Aim:
Say only how many lines contain the word "code".

Exercise materials:
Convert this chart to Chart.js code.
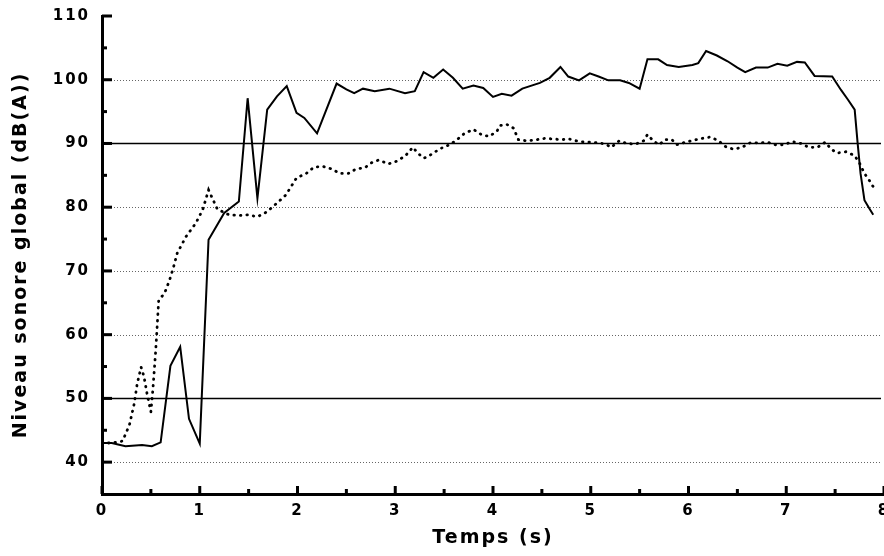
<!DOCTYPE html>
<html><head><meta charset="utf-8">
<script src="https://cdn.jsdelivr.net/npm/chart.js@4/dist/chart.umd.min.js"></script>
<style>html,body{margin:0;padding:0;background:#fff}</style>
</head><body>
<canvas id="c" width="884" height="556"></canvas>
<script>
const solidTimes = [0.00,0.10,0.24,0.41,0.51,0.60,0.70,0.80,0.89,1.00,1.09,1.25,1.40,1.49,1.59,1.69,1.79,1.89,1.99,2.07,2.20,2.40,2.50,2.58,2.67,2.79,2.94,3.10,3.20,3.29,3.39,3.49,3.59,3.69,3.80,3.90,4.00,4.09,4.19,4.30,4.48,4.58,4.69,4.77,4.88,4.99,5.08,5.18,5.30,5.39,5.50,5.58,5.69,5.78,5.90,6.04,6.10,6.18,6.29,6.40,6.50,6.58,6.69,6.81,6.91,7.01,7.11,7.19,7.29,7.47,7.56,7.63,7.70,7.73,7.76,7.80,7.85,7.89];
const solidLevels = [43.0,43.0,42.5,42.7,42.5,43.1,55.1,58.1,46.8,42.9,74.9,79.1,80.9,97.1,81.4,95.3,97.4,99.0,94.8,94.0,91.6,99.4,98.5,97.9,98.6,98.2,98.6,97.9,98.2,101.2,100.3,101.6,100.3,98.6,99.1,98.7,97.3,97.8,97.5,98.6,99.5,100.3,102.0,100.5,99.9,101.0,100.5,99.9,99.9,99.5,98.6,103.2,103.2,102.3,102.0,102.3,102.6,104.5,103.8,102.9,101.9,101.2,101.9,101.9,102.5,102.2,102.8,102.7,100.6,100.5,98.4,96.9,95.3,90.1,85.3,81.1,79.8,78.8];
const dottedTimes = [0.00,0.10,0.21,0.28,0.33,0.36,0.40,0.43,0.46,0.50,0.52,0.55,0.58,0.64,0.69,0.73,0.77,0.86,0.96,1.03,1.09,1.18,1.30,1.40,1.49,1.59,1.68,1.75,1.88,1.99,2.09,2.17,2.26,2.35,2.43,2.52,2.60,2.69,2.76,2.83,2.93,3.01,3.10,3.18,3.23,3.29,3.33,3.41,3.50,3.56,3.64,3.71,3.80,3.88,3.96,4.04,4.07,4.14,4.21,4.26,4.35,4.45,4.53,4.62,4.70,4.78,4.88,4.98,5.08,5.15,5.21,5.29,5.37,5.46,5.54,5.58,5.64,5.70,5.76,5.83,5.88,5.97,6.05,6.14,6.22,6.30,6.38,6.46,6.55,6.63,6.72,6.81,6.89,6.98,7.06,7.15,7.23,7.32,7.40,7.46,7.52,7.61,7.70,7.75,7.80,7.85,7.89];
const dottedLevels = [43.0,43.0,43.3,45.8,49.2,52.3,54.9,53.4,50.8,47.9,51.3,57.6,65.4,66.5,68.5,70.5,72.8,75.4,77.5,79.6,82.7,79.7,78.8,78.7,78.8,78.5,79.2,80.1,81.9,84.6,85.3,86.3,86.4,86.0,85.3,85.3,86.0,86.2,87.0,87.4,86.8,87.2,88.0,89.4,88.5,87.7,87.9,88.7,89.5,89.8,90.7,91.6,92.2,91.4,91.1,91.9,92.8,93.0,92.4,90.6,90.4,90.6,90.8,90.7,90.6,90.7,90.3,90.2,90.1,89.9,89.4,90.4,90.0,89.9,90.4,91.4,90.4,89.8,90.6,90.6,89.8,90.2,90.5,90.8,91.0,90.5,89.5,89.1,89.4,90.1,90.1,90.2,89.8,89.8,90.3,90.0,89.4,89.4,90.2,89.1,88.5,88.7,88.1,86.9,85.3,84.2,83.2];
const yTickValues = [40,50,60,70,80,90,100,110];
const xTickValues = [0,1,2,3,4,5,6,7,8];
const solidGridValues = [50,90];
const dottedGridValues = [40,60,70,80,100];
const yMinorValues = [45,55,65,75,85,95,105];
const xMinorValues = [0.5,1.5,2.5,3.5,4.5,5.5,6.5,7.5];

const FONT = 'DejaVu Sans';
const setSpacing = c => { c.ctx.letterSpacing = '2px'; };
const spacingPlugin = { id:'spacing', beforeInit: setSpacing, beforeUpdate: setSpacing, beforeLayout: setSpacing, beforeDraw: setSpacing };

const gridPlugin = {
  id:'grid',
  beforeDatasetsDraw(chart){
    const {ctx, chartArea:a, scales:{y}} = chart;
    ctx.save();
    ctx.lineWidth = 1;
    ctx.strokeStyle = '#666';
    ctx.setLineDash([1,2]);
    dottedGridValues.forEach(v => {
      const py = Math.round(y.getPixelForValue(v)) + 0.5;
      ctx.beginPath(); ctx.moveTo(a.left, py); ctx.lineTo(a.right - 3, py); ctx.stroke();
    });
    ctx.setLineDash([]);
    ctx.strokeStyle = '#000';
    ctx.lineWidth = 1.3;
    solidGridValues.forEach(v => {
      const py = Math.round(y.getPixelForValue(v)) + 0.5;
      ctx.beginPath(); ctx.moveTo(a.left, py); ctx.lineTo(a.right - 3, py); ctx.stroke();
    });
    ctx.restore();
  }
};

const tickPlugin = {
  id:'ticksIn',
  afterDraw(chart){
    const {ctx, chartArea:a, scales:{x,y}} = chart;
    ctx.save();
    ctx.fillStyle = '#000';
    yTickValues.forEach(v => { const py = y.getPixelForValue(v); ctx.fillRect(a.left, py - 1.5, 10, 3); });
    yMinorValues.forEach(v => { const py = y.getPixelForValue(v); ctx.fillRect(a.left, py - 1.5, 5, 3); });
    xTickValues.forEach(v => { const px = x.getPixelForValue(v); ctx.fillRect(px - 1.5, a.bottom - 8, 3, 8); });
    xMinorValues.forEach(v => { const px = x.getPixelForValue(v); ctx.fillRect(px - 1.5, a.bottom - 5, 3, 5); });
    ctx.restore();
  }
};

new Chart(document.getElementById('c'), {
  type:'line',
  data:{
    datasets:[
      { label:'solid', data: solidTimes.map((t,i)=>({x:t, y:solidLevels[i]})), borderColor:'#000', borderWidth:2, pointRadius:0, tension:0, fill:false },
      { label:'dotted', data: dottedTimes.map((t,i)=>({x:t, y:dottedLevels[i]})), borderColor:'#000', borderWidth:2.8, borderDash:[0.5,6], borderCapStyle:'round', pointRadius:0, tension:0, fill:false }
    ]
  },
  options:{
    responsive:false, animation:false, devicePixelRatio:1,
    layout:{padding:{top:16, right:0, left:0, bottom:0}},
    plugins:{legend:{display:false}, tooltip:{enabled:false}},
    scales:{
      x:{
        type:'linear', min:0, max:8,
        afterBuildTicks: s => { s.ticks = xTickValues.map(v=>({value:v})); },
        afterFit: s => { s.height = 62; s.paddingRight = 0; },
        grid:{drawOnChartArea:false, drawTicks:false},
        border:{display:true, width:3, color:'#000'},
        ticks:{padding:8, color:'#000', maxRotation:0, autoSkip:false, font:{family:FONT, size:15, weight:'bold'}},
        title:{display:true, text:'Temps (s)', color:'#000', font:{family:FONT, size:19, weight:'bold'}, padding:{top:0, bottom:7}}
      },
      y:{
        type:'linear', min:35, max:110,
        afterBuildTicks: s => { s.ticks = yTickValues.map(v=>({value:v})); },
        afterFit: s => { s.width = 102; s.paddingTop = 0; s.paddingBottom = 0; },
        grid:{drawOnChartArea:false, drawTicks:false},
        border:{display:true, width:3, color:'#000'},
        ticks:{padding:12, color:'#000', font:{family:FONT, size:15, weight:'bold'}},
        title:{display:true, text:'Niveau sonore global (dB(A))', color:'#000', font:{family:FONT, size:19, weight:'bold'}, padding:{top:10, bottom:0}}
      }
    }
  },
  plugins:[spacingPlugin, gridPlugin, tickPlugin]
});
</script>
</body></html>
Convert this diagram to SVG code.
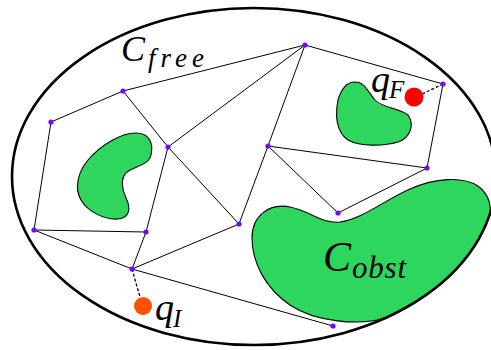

Solution to the problem:
2